A wide spectrum of athletes and sports were honored as the Southern Oregon Sports Commission held its inaugural banquet Thursday at the Santo Community Center.
During the ceremony, which was attended by about 200 people and recognized the Mail Tribune’s top 10 sports stories of 2014, male and female athletes of the year were announced and the top honor, the commission’s sports advocate of the year, was presented.
Southern Oregon University quarterback Austin Dodge, the NAIA player of the year who led the Raiders to their first national championship, received the award as top male athlete.
Former Cascade Christian swimmer Breanna Sapienza, an eight-time state champion who now competes for Vanderbilt University, received the female award.
Jerry and Zellah Swartsley, who founded the Pear Blossom Run in 1977 and were the longest-running race directors in the country when they turned it over 35 years later to the Rogue Valley Family YMCA, were hailed as the sports advocates of the year.
The sports commission, part of the Chamber of Medford/Jackson County and overseen by Travel Medford, was formed two years ago to enhance sports tourism. Its mission is to encourage collaboration between sports leaders, advocate for facilities, market events and support those already in place.
Dodge beat out a tough field for the top male honor, edging SOU runner Eric Avila, SOU wrestler Brock Gutches, Kansas City Royals pitcher Jeremy Guthrie and former St. Mary’s and current Northwestern golfer Dylan Wu.

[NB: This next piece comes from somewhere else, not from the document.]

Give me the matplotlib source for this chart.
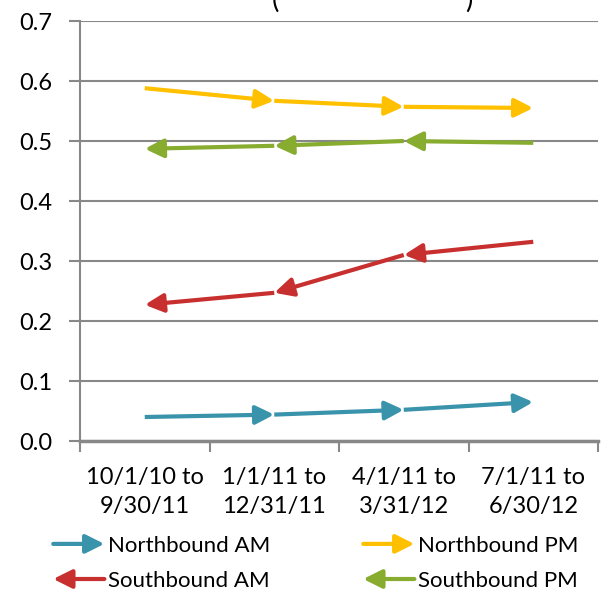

Dodge, sporting a bow tie, flew in from Portland earlier in the day to accept the award.
He nodded to his fellow Raider athletes, Avila and Gutches, and mentioned the accomplishments of Guthrie and Wu and how impressed he was with all of the finalists’ credentials.
“Each and every one of those guys deserves this award as well,” said Dodge.
Dodge starred in coach Craig Howard’s high-flying offense, leading SOU to a 55-31 victory over Marian University in the championship game in December.
He was the Raiders’ first player of the year and obliterated the national record book. Among his NAIA career records are 154 passing touchdowns, 17,250 passing yards, 1,253 completions, 1,955 attempts, 17,566 total yards and 373.7 yards per game.
“It’s always been ingrained in my mind, ever since I was a young kid, that any individual award is the result of a team effort, and that’s what I’ve kind of stuck with my whole career,” said Dodge. “That’s what coach Howard and the coaching staff at SOU have really kept going in my values and my morals.
“Being a national champion and having the four years I was able to have academically and athletically and having the opportunities provided to me has just been great. This award kind of caps that off.”
Sapienza wasn’t available because she’s in the midst of school and her swimming season at Vanderbilt, where the freshman has already set a school record.
She sent a video expressing regret that she couldn’t attend and thanking the commission for the honor.
She beat out former South Medford basketball player Ashley Bolston, distance runner Marci Klimek Gage, North Medford track and field standout and soccer player Halley Folsom and SOU pole vaulter Stephanie Techler.
“I feel truly blessed to be honored, not only for myself but for my sport of swimming,” said Sapienza, who won the last two of her state titles as a senior for the Challengers, including a meet-record swim in the 100-yard butterfly at the Class 3A/2A/1A championships.
“I’d also like to thank my coaches and my family,” she said. “Without their daily support, I wouldn’t be where I am today.”
It was noted by emcee Patsy Smullin of KOBI-TV that with so many top-flight runners on the program, it was appropriate the advocate award be bestowed upon the Swartsleys.
She mentioned their Pear Blossom Run motto, “Everyone’s a winner,” but said, “tonight, they stand alone” as SOSC winners.
“It’s hard to express what it was like for all those years to be such a special part of our community and all the organizations, people and volunteers,” said Zellah. “We’re just very, very grateful, and we will treasure all of those memories.”
The Swartsleys had dignitaries at the first race in 1977. Bill Bowerman, who grew up in Medford and co-founded Nike, was the starter. The race winner was Frank Shorter, who five years earlier won the marathon in the Olympics.
“We began organizing races because there weren’t any,” said Jerry.
The first race attracted nearly 550 runners. The Swartsleys made bibs of thick cardboard paper. They later cut squares of vinyl and made their own, lighter bibs.
“We still have the scissors,” said Zellah.
The race now approaches 6,000 entrants and features a variety of distances for all ages and running levels.
“The challenge of putting together a race is like the challenge of putting together a giant puzzle,” said Jerry. “For us, it’s the joy of seeing all the happy faces. It’s about the people, those we met, those we worked with, volunteers, sponsors, etc. Those who participate, their stories, their challenges, their successes and their smiles.
“We love the passion that individuals have who are involved in sports, the positive energy, the zest for life. For us, it’s been a great run. Thank you.”